Shelby police chief honored to be president of chiefs association

By: Kara Szymanski | Shelby - Utica News | Published January 17, 2018

 Shelby Township Police Chief Robert Shelide speaks before approximately 80 law enforcement executives Jan. 4 at Da Francesco’s Ristorante and Bar in Shelby Township, where he was sworn in as the president of the Southeast Michigan Association of Chiefs of Police.

Shelby Township Police Chief Robert Shelide speaks before approximately 80 law enforcement executives Jan. 4 at Da Francesco’s Ristorante and Bar in Shelby Township, where he was sworn in as the president of the Southeast Michigan Association of Chiefs of Police.

Photo provided by Robert Shelide

SHELBY TOWNSHIP — Shelby Township Police Chief Robert Shelide was sworn in as the president of the Southeast Michigan Association of Chiefs of Police at Da Francesco’s Ristorante and Bar in Shelby Township Jan. 4 in front of more than 80 law enforcement executives from southeast Michigan. 

The nominating committee, which comprises three members of the association’s Executive Board, nominated Shelide for the role. The Executive Board approved the nomination and then moved his name to the general membership for approval.

His term as president will last for one year, and then he will become immediate past president and remain on the Executive Board after his term.

Shelide has served on the Executive Board of the organization for the last two years. He has overseen the Shelby Township Police Department’s $15 million budget, coming in “under budget” each of those years. 

The West Bloomfield resident said he is humbled and honored to serve as president of the SEMACP.

“We serve in a very noble profession. Possibly the most noble profession known to mankind,” said Shelide.

He said the fact that he was selected by his colleagues is a tremendous honor, and out of all of his accomplishments in his 31 years in law enforcement, this honor is the capstone.  

“I love what I do, and this is more of it,” said Shelide.

He said his first plan as the president of the association is to develop a website for the organization and bring in relevant speakers for each meeting. He said Macomb County Sheriff Anthony Wickersham will speak at the association’s March 1 meeting. And most importantly, he plans on leaving the presidency with a demonstrated model of leadership for future presidents to emulate.

Shelide has been part of the SEMACP for five years. In 2015, he was nominated and selected for a leadership role by the Executive Board.

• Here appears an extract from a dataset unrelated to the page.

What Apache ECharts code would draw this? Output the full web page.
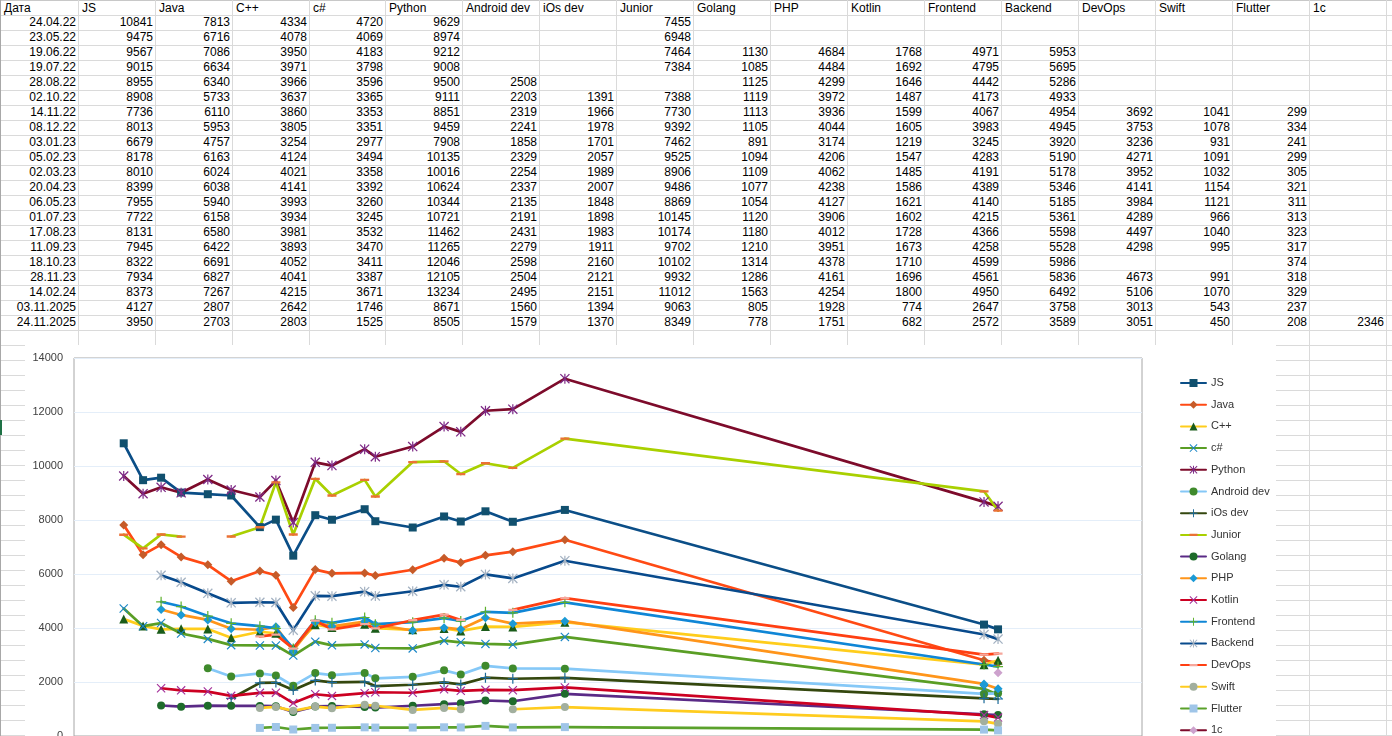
<!DOCTYPE html>
<html><head><meta charset="utf-8">
<script src="https://cdn.jsdelivr.net/npm/echarts@6/dist/echarts.min.js"></script>
<style>
html,body{margin:0;padding:0;width:1392px;height:736px;overflow:hidden;background:#fff;font-family:"Liberation Sans",Arial,sans-serif;}
#sheet{position:absolute;left:0;top:0;width:1392px;height:736px;}
.h{position:absolute;left:0;width:1392px;height:1px;background:#dadada;}
.v{position:absolute;top:0;height:736px;width:1px;background:#dadada;}
.c{position:absolute;height:15px;line-height:15px;font-size:12px;color:#000;white-space:nowrap;overflow:hidden;box-sizing:border-box;}
.r{text-align:right;padding-right:2px;}
.l{text-align:left;padding-left:3px;}
#chart{position:absolute;left:25px;top:345px;width:1251px;height:455px;background:#fff;}
</style></head><body>
<div id="sheet"></div>
<div id="chart"></div>
<script>
// ---------- DATA ----------
const dates = ['24.04.22','23.05.22','19.06.22','19.07.22','28.08.22','02.10.22','14.11.22','08.12.22','03.01.23','05.02.23','02.03.23','20.04.23','06.05.23','01.07.23','17.08.23','11.09.23','18.10.23','28.11.23','14.02.24','03.11.2025','24.11.2025'];
const headers = ['Дата','JS','Java','C++','c#','Python','Android dev','iOs dev','Junior','Golang','PHP','Kotlin','Frontend','Backend','DevOps','Swift','Flutter','1c'];
const JS       = [10841,9475,9567,9015,8955,8908,7736,8013,6679,8178,8010,8399,7955,7722,8131,7945,8322,7934,8373,4127,3950];
const Java     = [7813,6716,7086,6634,6340,5733,6110,5953,4757,6163,6024,6038,5940,6158,6580,6422,6691,6827,7267,2807,2703];
const Cpp      = [4334,4078,3950,3971,3966,3637,3860,3805,3254,4124,4021,4141,3993,3934,3981,3893,4052,4041,4215,2642,2803];
const CSharp   = [4720,4069,4183,3798,3596,3365,3353,3351,2977,3494,3358,3392,3260,3245,3532,3470,3411,3387,3671,1746,1525];
const Python   = [9629,8974,9212,9008,9500,9111,8851,9459,7908,10135,10016,10624,10344,10721,11462,11265,12046,12105,13234,8671,8505];
const Android  = [null,null,null,null,2508,2203,2319,2241,1858,2329,2254,2337,2135,2191,2431,2279,2598,2504,2495,1560,1579];
const IOS      = [null,null,null,null,null,1391,1966,1978,1701,2057,1989,2007,1848,1898,1983,1911,2160,2121,2151,1394,1370];
const Junior   = [7455,6948,7464,7384,null,7388,7730,9392,7462,9525,8906,9486,8869,10145,10174,9702,10102,9932,11012,9063,8349];
const Golang   = [null,null,1130,1085,1125,1119,1113,1105,891,1094,1109,1077,1054,1120,1180,1210,1314,1286,1563,805,778];
const PHP      = [null,null,4684,4484,4299,3972,3936,4044,3174,4206,4062,4238,4127,3906,4012,3951,4378,4161,4254,1928,1751];
const Kotlin   = [null,null,1768,1692,1646,1487,1599,1605,1219,1547,1485,1586,1621,1602,1728,1673,1710,1696,1800,774,682];
const Frontend = [null,null,4971,4795,4442,4173,4067,3983,3245,4283,4191,4389,4140,4215,4366,4258,4599,4561,4950,2647,2572];
const Backend  = [null,null,5953,5695,5286,4933,4954,4945,3920,5190,5178,5346,5185,5361,5598,5528,5986,5836,6492,3758,3589];
const DevOps   = [null,null,null,null,null,null,3692,3753,3236,4271,3952,4141,3984,4289,4497,4298,null,4673,5106,3013,3051];
const Swift    = [null,null,null,null,null,null,1041,1078,931,1091,1032,1154,1121,966,1040,995,null,991,1070,543,450];
const Flutter  = [null,null,null,null,null,null,299,334,241,299,305,321,311,313,323,317,374,318,329,237,208];
const OneC     = [null,null,null,null,null,null,null,null,null,null,null,null,null,null,null,null,null,null,null,null,2346];
const seriesNames  = headers.slice(1);
const seriesValues = [JS,Java,Cpp,CSharp,Python,Android,IOS,Junior,Golang,PHP,Kotlin,Frontend,Backend,DevOps,Swift,Flutter,OneC];
const yTicks = [0,2000,4000,6000,8000,10000,12000,14000];

// ---------- SPREADSHEET ----------
const sheet = document.getElementById('sheet');
const colX = []; for (let c = 0; c <= 19; c++) colX.push(c === 0 ? 0 : Math.round(0.7 + 76.96 * c));
let html = '';
for (let r = 0; r <= 50; r++) html += `<div class="h" style="top:${15*r}px;${r===0?'background:#c8c8c8':''}"></div>`;
for (let c = 0; c <= 19; c++) html += `<div class="v" style="left:${colX[c]}px;${c===0?'background:#a8a8a8':''}"></div>`;
html += `<div style="position:absolute;left:0;top:420px;width:2px;height:15px;background:#1e7145"></div>`;
headers.forEach((h, c) => {
  html += `<div class="c l" style="left:${colX[c]+1}px;top:1px;width:${colX[c+1]-colX[c]-1}px">${h}</div>`;
});
dates.forEach((d, r) => {
  const top = 15 * (r + 1);
  html += `<div class="c r" style="left:${colX[0]+1}px;top:${top}px;width:${colX[1]-colX[0]-1}px">${d}</div>`;
  seriesValues.forEach((arr, i) => {
    const c = i + 1;
    if (arr[r] != null) html += `<div class="c r" style="left:${colX[c]+1}px;top:${top}px;width:${colX[c+1]-colX[c]-1}px">${arr[r]}</div>`;
  });
});
sheet.innerHTML = html;

// ---------- CHART ----------
function parseDate(s) {
  const p = s.split('.');
  let y = +p[2]; if (y < 100) y += 2000;
  return Date.UTC(y, +p[1] - 1, +p[0]);
}
const ts = dates.map(parseDate);
const DAY = 86400000;
const xMin = ts[0] - 74.5 * DAY;
const xMax = xMin + 1600.2 * DAY;

const P_X = 'path://M0,0.9L0.9,0L10,9.1L9.1,10Z M9.1,0L10,0.9L0.9,10L0,9.1Z';
const P_AST = 'path://M0,0.9L0.9,0L10,9.1L9.1,10Z M9.1,0L10,0.9L0.9,10L0,9.1Z M4.4,0H5.6V10H4.4Z';
const P_PLUS = 'path://M4.4,0H5.6V10H4.4Z M0,4.4H10V5.6H0Z';
const P_DASH = 'path://M0,0L0.01,0L0,0.01Z M10,10L9.99,10L10,9.99Z M0,3.7H10V6.3H0Z';

const styles = [
  {line:'#0b4e87', mark:'#11506e', sym:'rect', size:8},
  {line:'#ff4a14', mark:'#c65b29', sym:'diamond', size:9},
  {line:'#ffcd1c', mark:'#1a5c1a', sym:'triangle', size:9},
  {line:'#5a9e25', mark:'#1a86c6', sym:P_X, size:9},
  {line:'#7d0b2b', mark:'#7e2a86', sym:P_AST, size:10},
  {line:'#85c8f7', mark:'#3f8a2c', sym:'circle', size:8},
  {line:'#34470e', mark:'#1c6a99', sym:P_PLUS, size:10},
  {line:'#a9d000', mark:'#eb7135', sym:P_DASH, size:9},
  {line:'#5a2a86', mark:'#1e6b2b', sym:'circle', size:8},
  {line:'#ff951a', mark:'#1b9ad6', sym:'diamond', size:9},
  {line:'#cc0022', mark:'#a3309a', sym:P_X, size:9},
  {line:'#0f86d6', mark:'#5eb12c', sym:P_PLUS, size:10},
  {line:'#084a8c', mark:'#a4b2c2', sym:P_AST, size:10},
  {line:'#ff3f12', mark:'#f6a79c', sym:P_DASH, size:9},
  {line:'#ffcc1f', mark:'#a2af9e', sym:'circle', size:8},
  {line:'#5aa12b', mark:'#9fc5e8', sym:'rect', size:8},
  {line:'#7d0b2b', mark:'#cda2cd', sym:'diamond', size:9}
];

const chart = echarts.init(document.getElementById('chart'), null, {renderer:'canvas'});
chart.setOption({
  animation: false,
  backgroundColor: '#fff',
  grid: {left:49, top:13, width:1068, height:378, show:true, borderColor:'#a6a6a6', borderWidth:1, backgroundColor:'transparent', containLabel:false},
  xAxis: {type:'time', min:xMin, max:xMax, axisLine:{show:false}, axisTick:{show:false}, axisLabel:{show:false}, splitLine:{show:false}},
  yAxis: {type:'value', min:yTicks[0], max:yTicks[yTicks.length-1], interval:2000,
    axisLine:{show:false}, axisTick:{show:false},
    axisLabel:{color:'#404040', fontSize:11, fontFamily:'Liberation Sans', margin:11, formatter: v => String(v)},
    splitLine:{show:true, lineStyle:{color:'#e4eef9', width:1}}},
  legend: {orient:'vertical', left:1155, top:32, itemWidth:25, itemHeight:10, itemGap:9.7, padding:0,
    selectedMode:false, data:seriesNames,
    textStyle:{fontSize:11, color:'#333333', fontFamily:'Liberation Sans', lineHeight:12}},
  series: seriesNames.map((n, i) => ({
    name: n, type: 'line',
    data: ts.map((t, j) => [t, seriesValues[i][j] == null ? '-' : seriesValues[i][j]]),
    symbol: styles[i].sym, symbolSize: styles[i].size, showSymbol: true, showAllSymbol: true,
    connectNulls: false,
    lineStyle: {color: styles[i].line, width: 2.7, join: 'round', cap: 'round'},
    itemStyle: {color: styles[i].mark, borderWidth: 0},
    emphasis: {disabled: true}
  }))
});
</script>
</body></html>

In 2017, he was moved up to first vice president.

“The SEMACP meets monthly at a rotating location. During my tenure as president, I will chair the Executive Board, which meets before every general meeting, and also chair the general meetings. I am responsible for selecting and lining up relevant speakers for each meeting. I had Sheriff Michael Bouchard, from Oakland County, speak at our last meeting,” he said. 

The nonprofit organization comprises 150 law enforcement executives from the tri-county area.  The president and Executive Board member positions are voluntary.   

“We are a nonprofit organization that combines the efforts of its members to improve the police profession and quality of life for the citizens in the southeast Michigan area. Our association addresses specific law enforcement issues and monitors closely proposed legislation coming out of Lansing. We have a legislative representative, Daniel Pfannes, who is the undersheriff for Wayne County Sheriff’s Office, and he works closely with lawmakers to ensure law enforcement from southeast Michigan have a voice,” said Shelide. 

Shelide began his career with the Detroit Police Department; he was stationed at the 7th Precinct from 1987 to 1994. He was awarded a departmental citation in recognition of valiant service performed in the line of duty. He was also awarded six citations, over 40 commendation certificates, and was selected as the 7th Precinct Patrol Officer of the Month for April 1990.

In 1994, Shelide was hired by the Southfield Police Department, where he spent the next 21 years building his skills and climbing the ranks.

Shelide was hired by Shelby Township in 2015. 

“Robert Shelide has done a tremendous job as police chief in Shelby Township. He had a positive impact immediately upon taking the position, and I saw the energy and enthusiasm he put into turning that department around. The results he achieved in such a short time have been remarkable. I know he will put that same energy and enthusiasm into his position as president of the Southeast Michigan Association of Chiefs of Police,” said Corrigan O’Donohue, chief of police and assistant city manager of Royal Oak, who is also on the Executive Board.

“When I spoke to the organization as president for the first time, I stated that all who serve in law enforcement should have pride in what we do; when the pride is gone, it’s time to retire. After 31 years of service, my pride in our profession is as high as it was when I was a new Detroit police officer at the age of 19,” Shelide said.